#### Information supplied
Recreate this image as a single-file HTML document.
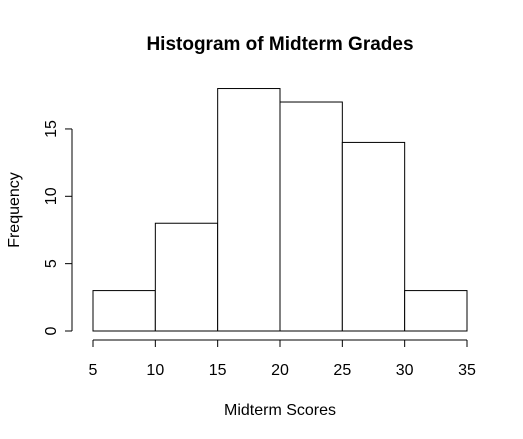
<!DOCTYPE html>
<html><head><meta charset="utf-8"><style>
body{margin:0;background:#fff;}
svg{display:block;font-family:"Liberation Sans",Arial,sans-serif;}
</style></head><body>
<svg id="chart" width="523" height="439">
<text x="280" y="50" text-anchor="middle" font-size="19" font-weight="bold">Histogram of Midterm Grades</text>
<text x="280" y="415" text-anchor="middle" font-size="16">Midterm Scores</text>
<text transform="translate(19,210) rotate(-90)" text-anchor="middle" font-size="16">Frequency</text>
<g id="bars"></g><g id="xaxis"></g><g id="yaxis"></g>
</svg>
<script>
const binEdges = [5,10,15,20,25,30,35];
const counts = [3,8,18,17,14,3];
const xTicks = [5,10,15,20,25,30,35];
const yTicks = [0,5,10,15];
const xs = v => 93 + (v-5)*(374/30);
const ys = v => 331 - v*13.47;
const NS="http://www.w3.org/2000/svg";
function mk(tag,attrs,parent){const e=document.createElementNS(NS,tag);for(const k in attrs)e.setAttribute(k,attrs[k]);parent.appendChild(e);return e;}
const bars=document.getElementById('bars');
counts.forEach((c,i)=>{
 const r=mk('rect',{x:xs(binEdges[i]),y:ys(c),width:xs(binEdges[i+1])-xs(binEdges[i]),height:ys(0)-ys(c),fill:'#fff',stroke:'#000','stroke-width':1},bars);
 
 
});
const xa=document.getElementById('xaxis');
const xl=mk('line',{x1:xs(xTicks[0]),x2:xs(xTicks[xTicks.length-1]),y1:340,y2:340,stroke:'#000'},xa);


xTicks.forEach(t=>{
 mk('line',{x1:xs(t),x2:xs(t),y1:340,y2:347,stroke:'#000'},xa);
 const tx=mk('text',{x:xs(t),y:375,'text-anchor':'middle','font-size':16},xa);
 tx.textContent=t;
 
 
});
const ya=document.getElementById('yaxis');
const yl=mk('line',{x1:72,x2:72,y1:ys(yTicks[0]),y2:ys(yTicks[yTicks.length-1]),stroke:'#000'},ya);


yTicks.forEach(t=>{
 mk('line',{x1:65,x2:72,y1:ys(t),y2:ys(t),stroke:'#000'},ya);
 const tx=mk('text',{transform:'translate(56,'+ys(t)+') rotate(-90)','text-anchor':'middle','font-size':16},ya);
 tx.textContent=t;
 
 
});
</script>
</body></html>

#### What to do
Skip the pictures, then retype every line above exactly.

#### Result of the exercise
Recreate this image as a single-file HTML document.
<!DOCTYPE html>
<html><head><meta charset="utf-8"><style>
body{margin:0;background:#fff;}
svg{display:block;font-family:"Liberation Sans",Arial,sans-serif;}
</style></head><body>
<svg id="chart" width="523" height="439">
<text x="280" y="50" text-anchor="middle" font-size="19" font-weight="bold">Histogram of Midterm Grades</text>
<text x="280" y="415" text-anchor="middle" font-size="16">Midterm Scores</text>
<text transform="translate(19,210) rotate(-90)" text-anchor="middle" font-size="16">Frequency</text>
<g id="bars"></g><g id="xaxis"></g><g id="yaxis"></g>
</svg>
<script>
const binEdges = [5,10,15,20,25,30,35];
const counts = [3,8,18,17,14,3];
const xTicks = [5,10,15,20,25,30,35];
const yTicks = [0,5,10,15];
const xs = v => 93 + (v-5)*(374/30);
const ys = v => 331 - v*13.47;
const NS="http://www.w3.org/2000/svg";
function mk(tag,attrs,parent){const e=document.createElementNS(NS,tag);for(const k in attrs)e.setAttribute(k,attrs[k]);parent.appendChild(e);return e;}
const bars=document.getElementById('bars');
counts.forEach((c,i)=>{
 const r=mk('rect',{x:xs(binEdges[i]),y:ys(c),width:xs(binEdges[i+1])-xs(binEdges[i]),height:ys(0)-ys(c),fill:'#fff',stroke:'#000','stroke-width':1},bars);
 
 
});
const xa=document.getElementById('xaxis');
const xl=mk('line',{x1:xs(xTicks[0]),x2:xs(xTicks[xTicks.length-1]),y1:340,y2:340,stroke:'#000'},xa);


xTicks.forEach(t=>{
 mk('line',{x1:xs(t),x2:xs(t),y1:340,y2:347,stroke:'#000'},xa);
 const tx=mk('text',{x:xs(t),y:375,'text-anchor':'middle','font-size':16},xa);
 tx.textContent=t;
 
 
});
const ya=document.getElementById('yaxis');
const yl=mk('line',{x1:72,x2:72,y1:ys(yTicks[0]),y2:ys(yTicks[yTicks.length-1]),stroke:'#000'},ya);


yTicks.forEach(t=>{
 mk('line',{x1:65,x2:72,y1:ys(t),y2:ys(t),stroke:'#000'},ya);
 const tx=mk('text',{transform:'translate(56,'+ys(t)+') rotate(-90)','text-anchor':'middle','font-size':16},ya);
 tx.textContent=t;
 
 
});
</script>
</body></html>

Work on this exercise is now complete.